Bloody Days also has its fair share of game breaking bugs, with my “favourite” recurring one being a screen freeze while the action somehow carried on. There are times when enemies get trapped behind doors in cutscenes, meaning that when the objective is to clear out a room, you can’t because they’ve been boxed off. There was even one hard crash that almost killed my computer. Charming, that was.

Seriously, there are plenty of licensed games out there that are faithful to the source material and you’ll usually find me championing the better ones. Thinking back to the 2006 attempt, as shallow as it was, it had an interesting hostage taking mechanic suitably in-line with the movie’s flashbacks. Bloody Days, on the other hand, comes across a cheaply purchased IP grafted onto some prototype because someone thought brand recognition could net them more sales. Yes, it’s that cynical to play.
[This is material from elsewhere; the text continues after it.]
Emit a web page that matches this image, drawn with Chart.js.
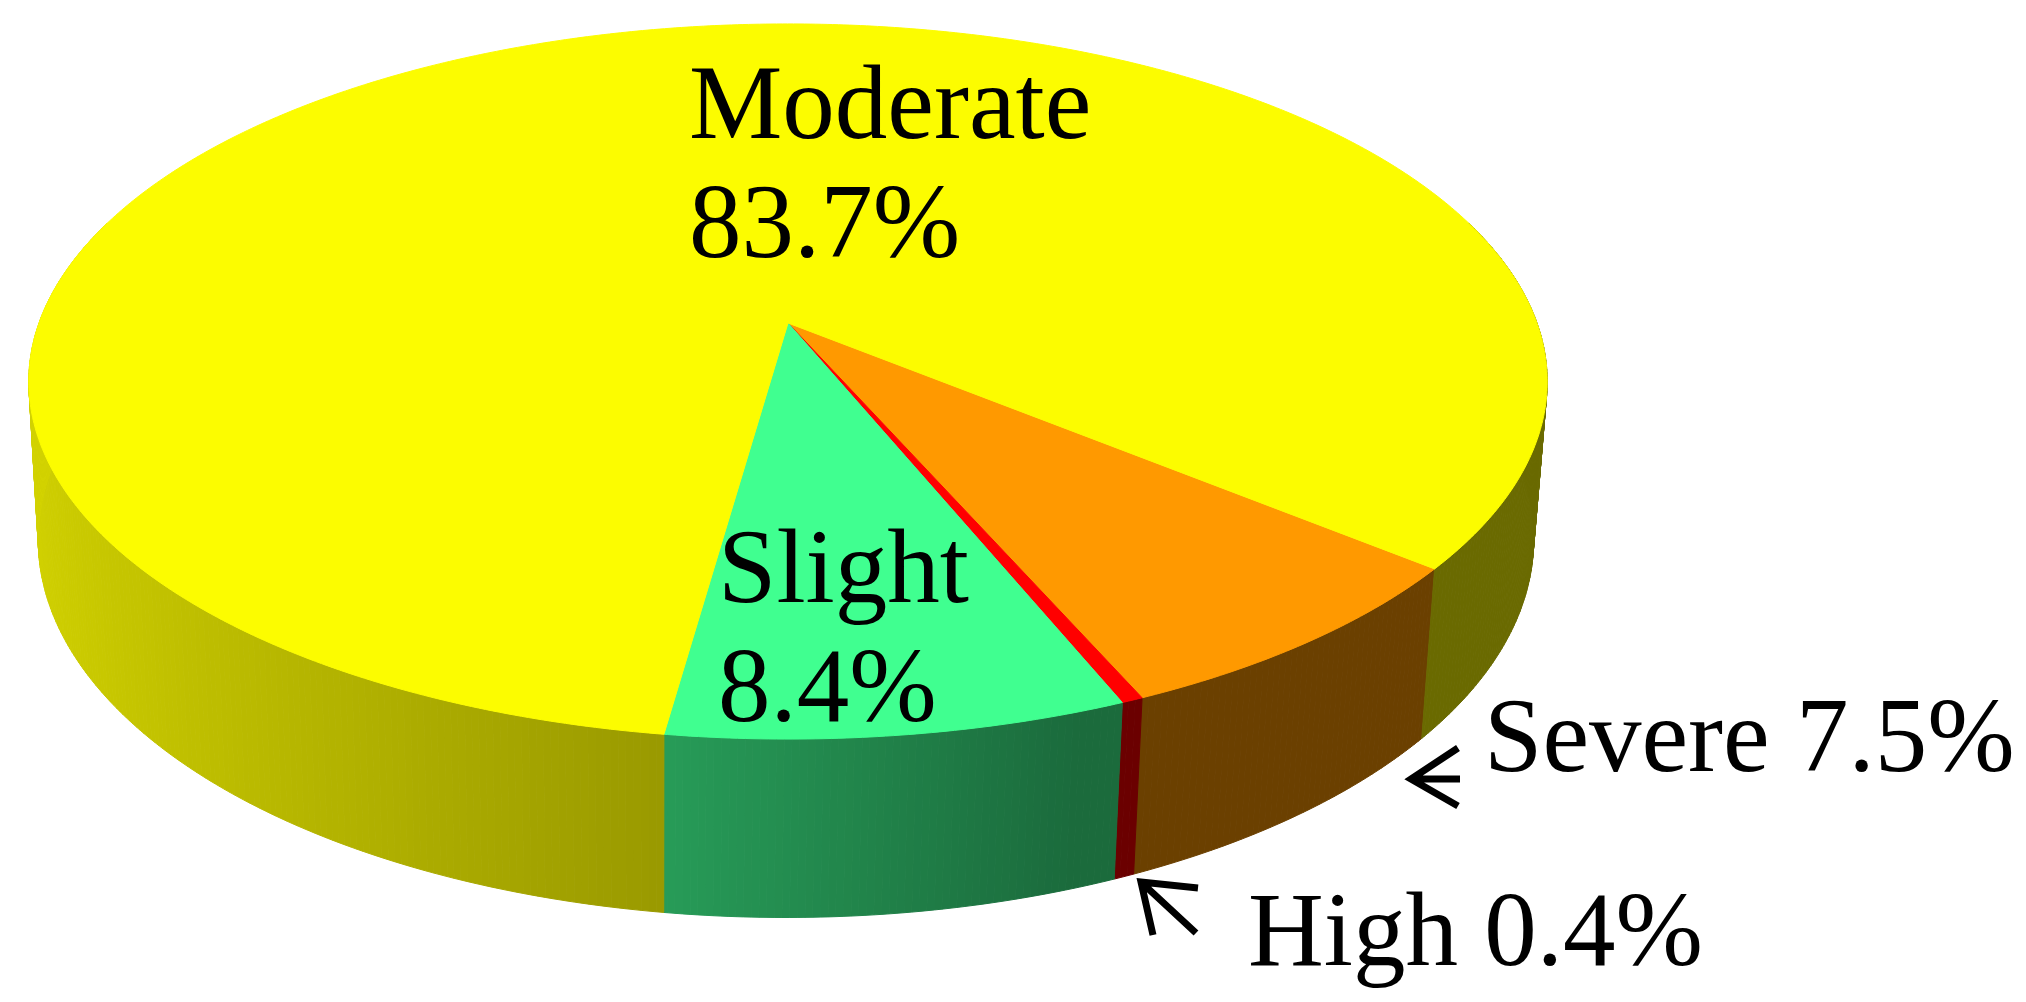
<!DOCTYPE html>
<html>
<head>
<meta charset="utf-8">
<title>Severity share</title>
<script src="https://cdn.jsdelivr.net/npm/chart.js@4/dist/chart.umd.js"></script>
<style>
  html, body { margin: 0; padding: 0; background: #fff; }
  canvas { display: block; }
</style>
</head>
<body>
<canvas id="pie" width="2026" height="1002"></canvas>
<script>
const CATEGORIES = ['Severe', 'High', 'Slight', 'Moderate'];
const VALUES = [7.5, 0.4, 8.4, 83.7];
const COLORS = ['#ff9900', '#ff0000', '#40ff90', '#fcfc00'];

// tilted disc: screen position of a point on the unit circle
const VIEW = { cx: 788, cy: 323, a: 749, b: 348, k: 0.1636 };
// bottom rim of the disc, same projection with a depth term
const DEPTH = { ex: 9.8, ey: 163, g: 0.015 };
const STEP = Math.PI / 360;

const LABELS = [
  { index: 3, x: 689, y: 138, wrap: true },
  { index: 2, x: 718, y: 602, wrap: true },
  { index: 0, x: 1484, y: 771, wrap: false },
  { index: 1, x: 1248, y: 965, wrap: false },
];
const ARROWS = [
  { tip: [1411, 779], tail: [1460, 779], wings: [[1458, 748], [1458, 806]] },
  { tip: [1141, 882], tail: [1196, 933], wings: [[1198, 888], [1153, 935]] },
];

function project(x, y, z) {
  const w = 1 - VIEW.k * y;
  const d = w + DEPTH.g * z;
  return [
    (VIEW.cx * w + VIEW.a * x + DEPTH.ex * z) / d,
    (VIEW.cy * w + VIEW.b * y + DEPTH.ey * z) / d,
  ];
}

function sideShade(x) {
  if (x < -0.14) return 0.61 - 0.26 * (x + 0.14);
  return Math.max(0.42, 0.61 - 0.41 * (x + 0.14));
}

function shadeColor(hex, factor) {
  const n = parseInt(hex.slice(1), 16);
  const parts = [n >> 16, (n >> 8) & 255, n & 255].map((c) => Math.round(c * factor));
  return `rgb(${parts.join(',')})`;
}

class Pie3dArc extends Chart.ArcElement {
  static id = 'pie3dArc';

  draw(ctx) {
    ctx.save();
    ctx.fillStyle = this.options.backgroundColor;
    ctx.strokeStyle = this.options.backgroundColor;
    ctx.lineWidth = 1;
    ctx.beginPath();
    ctx.moveTo(...project(0, 0, 0));
    for (let a = this.startAngle; a < this.endAngle; a += STEP) {
      ctx.lineTo(...project(Math.cos(a), Math.sin(a), 0));
    }
    ctx.lineTo(...project(Math.cos(this.endAngle), Math.sin(this.endAngle), 0));
    ctx.closePath();
    ctx.fill();
    ctx.stroke();
    ctx.restore();
  }

  drawSide(ctx) {
    for (let a = this.startAngle; a < this.endAngle; a += STEP) {
      const b = Math.min(a + STEP, this.endAngle);
      if (Math.sin(a) < -0.3 && Math.sin(b) < -0.3) continue;
      const color = shadeColor(this.options.backgroundColor, sideShade(Math.cos((a + b) / 2)));
      ctx.fillStyle = color;
      ctx.strokeStyle = color;
      ctx.lineWidth = 1;
      ctx.beginPath();
      ctx.moveTo(...project(Math.cos(a), Math.sin(a), 0));
      ctx.lineTo(...project(Math.cos(b), Math.sin(b), 0));
      ctx.lineTo(...project(Math.cos(b), Math.sin(b), 1));
      ctx.lineTo(...project(Math.cos(a), Math.sin(a), 1));
      ctx.closePath();
      ctx.fill();
      ctx.stroke();
    }
  }
}

class Pie3dController extends Chart.PieController {
  static id = 'pie3d';
  static defaults = { dataElementType: 'pie3dArc' };

  draw() {
    const ctx = this.chart.ctx;
    this.getMeta().data.forEach((arc) => arc.drawSide(ctx));
    super.draw();
  }
}

Chart.register(Pie3dArc, Pie3dController);

const annotations = {
  id: 'annotations',
  afterDraw(chart) {
    const ctx = chart.ctx;
    ctx.save();
    ctx.fillStyle = '#000';
    ctx.font = '105px "Liberation Serif"';
    ctx.textBaseline = 'alphabetic';
    LABELS.forEach((label) => {
      const name = CATEGORIES[label.index];
      const pct = `${VALUES[label.index]}%`;
      if (label.wrap) {
        ctx.fillText(name, label.x, label.y);
        ctx.fillText(pct, label.x, label.y + 119);
      } else {
        ctx.fillText(`${name} ${pct}`, label.x, label.y);
      }
    });
    ctx.strokeStyle = '#000';
    ctx.lineWidth = 7;
    ARROWS.forEach((arrow) => {
      ctx.beginPath();
      ctx.moveTo(...arrow.tail);
      ctx.lineTo(...arrow.tip);
      ctx.moveTo(...arrow.wings[0]);
      ctx.lineTo(...arrow.tip);
      ctx.lineTo(...arrow.wings[1]);
      ctx.stroke();
    });
    ctx.restore();
  },
};

new Chart(document.getElementById('pie'), {
  type: 'pie3d',
  data: {
    labels: CATEGORIES,
    datasets: [{ data: VALUES, backgroundColor: COLORS, borderWidth: 0 }],
  },
  options: {
    responsive: false,
    animation: false,
    devicePixelRatio: 1,
    rotation: 129.3,
    plugins: { legend: { display: false }, tooltip: { enabled: false } },
  },
  plugins: [annotations],
});
</script>
</body>
</html>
Even if it wasn’t a gross misuse of a license, Reservoir Dogs: Bloody Days is a boring, buggy game with a universal selling point that’s nowhere as fun, or as smart, as it thinks it is. And just like Joe Cabot, I’m so goddamn mad hollering at you guys, I can hardly talk.

[This review is based on a retail build of the game provided by the publisher.]

2
Bad
Any good they might have had are quickly swallowed up by a plethora of issues. The desperate or the gullible may find a glimmer of fun hidden somewhere in the pit.